There was a pause. Then she said, “I’m waiting.”
He looked down at her, his grin going all lopsided. “I have trouble saying the words.”
“Oh?” The single syllable was definitely not encouraging.
“I’ve never said them before.”
“Never?” That caught her attention, softened her. She looked up at him, up at the big handsome man whose wife she’d promised to become, and felt her heart catch. “Is that the truth?”
“Suspicious little thing, aren’t you?” The grin still lurked around the corners of his mouth, but his voice turned serious. “It’s the truth, I swear.”
For a long moment she just looked at him. “I’m still waiting,” she prompted when it seemed as though he’d stand there, silent, all night.
His lips quirked. He opened his mouth, closed it again.
“All right,” she said, suddenly obliging. “I’ll help you.”
She freed her hands from his, stood on tiptoe, slid her arms around his neck. He was still wet, but as she pressed against him, she didn’t even notice.
“I …” she said, drawing his head down so that she could brush his lips with hers.
“Love …” She deepened the kiss, stroking his lips with her tongue tantalizingly, forging within to probe at the hard smooth line of his teeth.
“You.” She pulled her lips away. When he followed them with his own, his hands tightening around her waist, she shook her head at him.
“Say it!”
“Help me some more,” he said, his voice husky despite the amusement that laced it.
Lilah looked at him, at the night-black hair that was wet beneath her fingers, at the hard, handsome mouth, at the green eyes that darkened and glittered as they moved over her face, and felt her breath catch.
“All right,” she whispered, and lifted her mouth to his again.
LIII
W
hen she kissed him this time, employing on him all the devastating little tricks he had taught her to such good effect, his hands slid down over the backs of her thighs, bare beneath the hem of her chemise. He ran them up again, over the buttocks, to caress the silky bare skin of her waist, his hand forging under the one garment she had left to her. But when his hands tightened on her and he would have bent her backwards, taking control of the kiss, she pushed against his shoulders and pulled her mouth free.
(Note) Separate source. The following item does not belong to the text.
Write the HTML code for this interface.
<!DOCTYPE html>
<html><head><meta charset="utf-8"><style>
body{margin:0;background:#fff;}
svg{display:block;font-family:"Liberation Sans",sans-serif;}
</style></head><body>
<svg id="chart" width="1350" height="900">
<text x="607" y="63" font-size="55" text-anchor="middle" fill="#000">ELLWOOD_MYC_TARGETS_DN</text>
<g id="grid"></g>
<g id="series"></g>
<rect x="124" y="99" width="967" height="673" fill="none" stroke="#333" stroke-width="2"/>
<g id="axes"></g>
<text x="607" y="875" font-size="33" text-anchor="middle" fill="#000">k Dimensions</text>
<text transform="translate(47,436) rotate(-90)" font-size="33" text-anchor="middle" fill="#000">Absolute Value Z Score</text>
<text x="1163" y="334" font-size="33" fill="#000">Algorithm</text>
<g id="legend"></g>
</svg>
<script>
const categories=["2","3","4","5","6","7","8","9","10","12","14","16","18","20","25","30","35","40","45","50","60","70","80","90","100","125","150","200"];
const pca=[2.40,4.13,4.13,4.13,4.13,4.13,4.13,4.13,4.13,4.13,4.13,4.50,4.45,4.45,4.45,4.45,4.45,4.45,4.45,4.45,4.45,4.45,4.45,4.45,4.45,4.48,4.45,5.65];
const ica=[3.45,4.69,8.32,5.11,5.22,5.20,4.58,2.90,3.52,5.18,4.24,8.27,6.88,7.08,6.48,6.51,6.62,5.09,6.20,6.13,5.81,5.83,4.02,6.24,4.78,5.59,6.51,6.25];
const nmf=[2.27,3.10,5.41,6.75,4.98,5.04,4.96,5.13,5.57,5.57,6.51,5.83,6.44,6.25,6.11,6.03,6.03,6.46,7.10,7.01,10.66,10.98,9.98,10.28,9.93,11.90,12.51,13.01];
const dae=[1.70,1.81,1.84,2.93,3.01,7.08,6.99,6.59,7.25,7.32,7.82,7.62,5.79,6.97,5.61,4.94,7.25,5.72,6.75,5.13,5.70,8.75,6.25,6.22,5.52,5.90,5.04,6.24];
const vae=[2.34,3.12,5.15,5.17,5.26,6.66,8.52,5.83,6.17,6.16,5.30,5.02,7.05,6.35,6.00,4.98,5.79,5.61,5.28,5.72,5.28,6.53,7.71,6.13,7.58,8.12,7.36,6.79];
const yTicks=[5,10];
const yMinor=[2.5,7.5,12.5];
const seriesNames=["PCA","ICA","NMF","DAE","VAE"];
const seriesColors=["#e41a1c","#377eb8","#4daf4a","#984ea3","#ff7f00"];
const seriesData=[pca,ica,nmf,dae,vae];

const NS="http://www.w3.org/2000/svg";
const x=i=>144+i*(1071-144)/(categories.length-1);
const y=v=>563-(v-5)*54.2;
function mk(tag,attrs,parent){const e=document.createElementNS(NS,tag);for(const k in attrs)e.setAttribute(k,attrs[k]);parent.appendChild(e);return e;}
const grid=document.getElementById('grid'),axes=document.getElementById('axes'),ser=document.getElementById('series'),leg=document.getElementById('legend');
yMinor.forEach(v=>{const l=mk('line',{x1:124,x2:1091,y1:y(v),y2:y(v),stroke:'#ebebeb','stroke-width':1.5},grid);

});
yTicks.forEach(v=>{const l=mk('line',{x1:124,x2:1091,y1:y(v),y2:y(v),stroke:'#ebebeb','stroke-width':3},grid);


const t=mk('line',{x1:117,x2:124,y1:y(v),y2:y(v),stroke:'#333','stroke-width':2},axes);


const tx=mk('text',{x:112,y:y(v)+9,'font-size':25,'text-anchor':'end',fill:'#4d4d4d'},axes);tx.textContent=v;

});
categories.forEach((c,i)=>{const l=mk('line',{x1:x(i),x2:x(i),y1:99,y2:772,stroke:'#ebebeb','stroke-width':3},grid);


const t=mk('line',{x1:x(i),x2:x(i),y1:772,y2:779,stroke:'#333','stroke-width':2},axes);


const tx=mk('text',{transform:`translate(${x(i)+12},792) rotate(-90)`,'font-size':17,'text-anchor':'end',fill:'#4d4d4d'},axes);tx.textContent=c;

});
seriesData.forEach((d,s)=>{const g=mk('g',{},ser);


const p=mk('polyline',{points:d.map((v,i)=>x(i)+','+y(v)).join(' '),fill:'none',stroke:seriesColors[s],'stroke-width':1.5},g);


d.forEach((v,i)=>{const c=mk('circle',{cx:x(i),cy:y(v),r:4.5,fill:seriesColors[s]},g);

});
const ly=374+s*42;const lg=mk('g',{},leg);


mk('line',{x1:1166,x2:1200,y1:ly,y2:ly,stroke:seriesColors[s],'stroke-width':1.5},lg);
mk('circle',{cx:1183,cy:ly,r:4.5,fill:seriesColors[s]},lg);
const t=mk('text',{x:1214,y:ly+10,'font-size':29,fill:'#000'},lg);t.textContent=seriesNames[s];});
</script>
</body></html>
“Oh, no. Not until I get what I want. Say it, Joss. A big strong man like you can’t be afraid of three teensy little words.”
Though his eyes had heated, his mouth quirked in a teasing grin. “Going to torture me, are you? Go ahead. I think I like the idea.”
“Mmmm.” She pressed tiny kisses along the bristly line of his jaw, down over his throat, along his shoulders. His skin was warm, wet, and just faintly salty, and she loved the taste of it. Her lips could feel the blood pulsing beneath his skin.
In her sudden fascination with the taste and texture of his flesh, she quite forgot that her object was to coax a confession of love from him. She bent her head, followed the line of his breastbone down, her lips brushing
over crisp curls of hair, over hard muscles and flat planes. In her lingering exploration of his chest she encountered a male nipple peeking out at her from its bed of black hair. Intrigued, she touched it with her tongue, flicked it. To her pleased amazement, it hardened just like her own did. He drew in a sharp breath as she took it between her lips, nibbling. His hands clenched on her waist. Her lips traveled across his chest to his other nipple, performed the same exercise on it.